The varying types of building in the French Quarter.  Everywhere you look there is contrast in one way or another.

This cannon was left here in tribute to the French patriots who revolted in 1768 against the transfer of Louisiana to Spain.  Their revolt was on the principle of national self-determination, which became one of the ideas for the American Revolution.

This street was supposedly where Andrew Jackson discussed with pirates the plans to defend New Orleans from a British Invasion.  The resulting battle for New Orleans resulted in unnecessary loss of life of countless British soldiers as the battle occurred after a truce was signed between the British and the fledgling United States government.  This battle was also significant to Andrew Jackson, who successfully employed a series of trenches in the defense, a tactic that would see widespread use nearly a century later in World War I.

This is in Andrew Jackson park in front of one of the oldest churches in the French Quarter.  The statue is a tribute to Andrew Jackson.
The beautiful Mississippi River as it flows into the Gulf of Mexico!

This is a picture of the wonderful jambalaya that I had at Coop’s Place a local dive bar near the French Market that came highly recommended by the locals.  I agree with the locals, best jambalaya ever!

After eating a great lunch/dinner, Qian and I headed back to conference where we viewed the poster gallery trying to get some ideas and went to bed.

6-12-12:                
Today, I was still recovering from information overload and decided to take the morning off to continue exploring the French Quarter.  I also didn’t find any of the conference talks very interesting.  Anyway, I met up with an old acquaintance from CU and her, her friend, and I went exploring the French Quarter and the boardwalk.  We walked along the Mississippi River for a while and saw an original steamboat.  Then we took a turn into the French Quarter and went back to Coop’s Place.  I ordered a taster platter, which had fried chicken, beans and rice, etoufee, jambalaya, and gumbo.  All of it was so delicious that I was sad when I finished the plate.
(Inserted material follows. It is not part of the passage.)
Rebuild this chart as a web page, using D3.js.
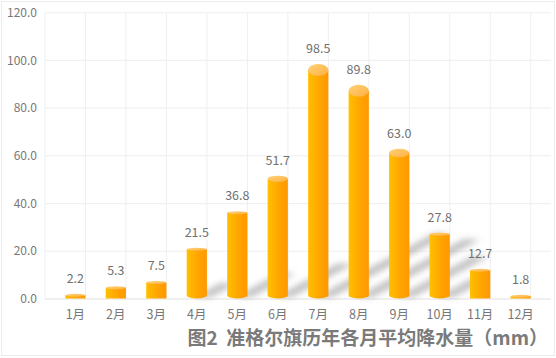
<!DOCTYPE html>
<html><head><meta charset="utf-8">
<script src="https://cdn.jsdelivr.net/npm/d3@7"></script>
<style>
html,body{margin:0;padding:0;background:#fff;}
svg{display:block;font-family:"Noto Sans CJK SC","Noto Sans",sans-serif;}
</style></head>
<body>
<svg id="c" width="556" height="358"></svg>
<script>
const months = ["1月","2月","3月","4月","5月","6月","7月","8月","9月","10月","11月","12月"];
const rainfall = [2.2,5.3,7.5,21.5,36.8,51.7,98.5,89.8,63.0,27.8,12.7,1.8];
const yTicks = [0,20,40,60,80,100,120];
const title = "图2\u00A0\u00A0准格尔旗历年各月平均降水量（mm）";

(function(){
const svg = d3.select("#c");
const W = 556, H = 358;
const pL = 45, pR = 551, pT = 12.7, pB = 299;

svg.append("rect").attr("x",1.5).attr("y",1.5).attr("width",W-3).attr("height",H-4)
  .attr("fill","#fff").attr("stroke","#ececec");

const x = d3.scaleBand().domain(months).range([pL,pR]).padding(0.5);
const y = d3.scaleLinear().domain([0,120]).range([pB,pT]);

const defs = svg.append("defs");
const g1 = defs.append("linearGradient").attr("id","body").attr("x1","0").attr("x2","1").attr("y1","0").attr("y2","0");
g1.append("stop").attr("offset","0").attr("stop-color","#FFC000");
g1.append("stop").attr("offset","0.55").attr("stop-color","#FFA500");
g1.append("stop").attr("offset","1").attr("stop-color","#FF9800");
const g2 = defs.append("linearGradient").attr("id","cap").attr("x1","0").attr("x2","1").attr("y1","0").attr("y2","1");
g2.append("stop").attr("offset","0").attr("stop-color","#FFD27A");
g2.append("stop").attr("offset","1").attr("stop-color","#FFB040");
const f = defs.append("filter").attr("id","blur").attr("x","-50%").attr("y","-50%").attr("width","200%").attr("height","200%");
f.append("feGaussianBlur").attr("stdDeviation",3.2);

// grid
const grid = svg.append("g");
grid.selectAll("line.h").data(yTicks).join("line")
  .attr("x1",pL).attr("x2",pR).attr("y1",d=>y(d)).attr("y2",d=>y(d))
  .attr("stroke",d=>d===0?"#e0e0e0":"#efefef").attr("stroke-width",1);
const step = x.step();
grid.selectAll("line.v").data(d3.range(months.length+1)).join("line")
  .attr("x1",i=>pL+i*step).attr("x2",i=>pL+i*step).attr("y1",pT).attr("y2",pB)
  .attr("stroke","#efefef");

// y labels
svg.append("g").selectAll("text").data(yTicks).join("text")
  .attr("x",37).attr("y",d=>y(d)).attr("dy","0.35em").attr("text-anchor","end")
  .attr("font-size",12).attr("fill","#777").text(d=>d.toFixed(1));

// x labels
svg.append("g").selectAll("text").data(months).join("text")
  .attr("x",d=>x(d)+x.bandwidth()/2).attr("y",315).attr("dy","0.35em").attr("text-anchor","middle")
  .attr("font-size",12.5).attr("fill","#777").text(d=>d);

const data = months.map((m,i)=>({m, v:rainfall[i]}));
const bw = x.bandwidth();
const capRy = v => Math.min(6, 1.5 + Math.max(0, v-36)*0.105);
const botRy = v => v > 20 ? 3 : 0;

// shadows
svg.append("g").attr("filter","url(#blur)").selectAll("path").data(data.filter(d=>d.v>15)).join("path")
  .attr("d",d=>{
    const xl = x(d.m)+bw*0.4, xr = x(d.m)+bw+4, b = pB-2;
    const L = (y(0)-y(d.v));
    const dx = L*0.5, dy = L*0.27;
    return `M${xl},${b} L${xr},${b} L${xr+dx},${b-dy} L${xl+dx},${b-dy} Z`;
  })
  .attr("fill","#8a8a8a").attr("opacity",0.55);

// bars
const bars = svg.append("g").selectAll("g").data(data).join("g");
bars.append("path").attr("d",d=>{
  const x0 = x(d.m), x1 = x0+bw, rx = bw/2;
  const ct = y(d.v) + capRy(d.v);
  const rb = botRy(d.v);
  const yb = pB - 0.5 - rb;
  if (rb>0) {
    return `M${x0},${ct} L${x0},${yb} A${rx},${rb} 0 0 0 ${x1},${yb} L${x1},${ct} Z`;
  }
  return `M${x0},${ct} L${x0},${pB-0.5} L${x1},${pB-0.5} L${x1},${ct} Z`;
}).attr("fill","url(#body)");
bars.append("ellipse")
  .attr("cx",d=>x(d.m)+bw/2).attr("cy",d=>y(d.v)+capRy(d.v))
  .attr("rx",bw/2).attr("ry",d=>capRy(d.v))
  .attr("fill","url(#cap)");

// value labels
svg.append("g").selectAll("text").data(data).join("text")
  .attr("x",d=>x(d.m)+bw/2).attr("y",d=>y(d.v)-11).attr("text-anchor","middle")
  .attr("font-size",12.5).attr("fill","#707070").text(d=>d.v.toFixed(1));

// title
svg.append("text").attr("x",548).attr("y",345).attr("text-anchor","end")
  .attr("font-size",19).attr("font-weight","bold").attr("fill","#7a7a7a").text(title);
})();
</script>
</body></html>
A legitimate steamboat!  At the top of the boat was a man that used the steam to play an organ type instrument.After the delicious meal we walked back to the conference via Royal Street.  This street runs parallel to Bourbon Street but was a more pleasant walk.


 

The afternoon concluded with more talks and rounded out with a delicious conference banquet.  I didn’t have as much coffee at the banquet that I usually do so after networking I headed to bed

.6-13-12 to 6-14-12:               
The last day of the conference was pretty uneventful and long.  I had to stay until 1700 because the person I was traveling with had the last talk of the conference.  Once that was finished we rushed to the airport to catch our flight.  The flight was delayed due to some engine trouble and we were afraid we weren’t going to make our connecting flight.  However, this turned out not to be a problem because the next flight was delayed from 1900 to 2300.  This caused us to arrive back into Fayetteville at 0300 the next day.                The less than ideal situation was made worse by the fact that I had to catch a flight to Germany that day.  Unfortunately that was also a connecting flight and the backlog of the flights from the previous day had caused delays the next day.  Thus, my flight was delayed and I was informed that I wouldn’t make my connection in Atlanta.  Frantically, I booked an earlier flight and made it into Atlanta with time to spare.  Unfortunately, my flight from Atlanta to Germany was delayed as well and due to engine trouble left two hours late.                
You can imagine that with so many delays I was exhausted by the time I boarded the plane and went right to sleep.  This turned out to be advantageous because I had no jet lag when I arrived in Germany.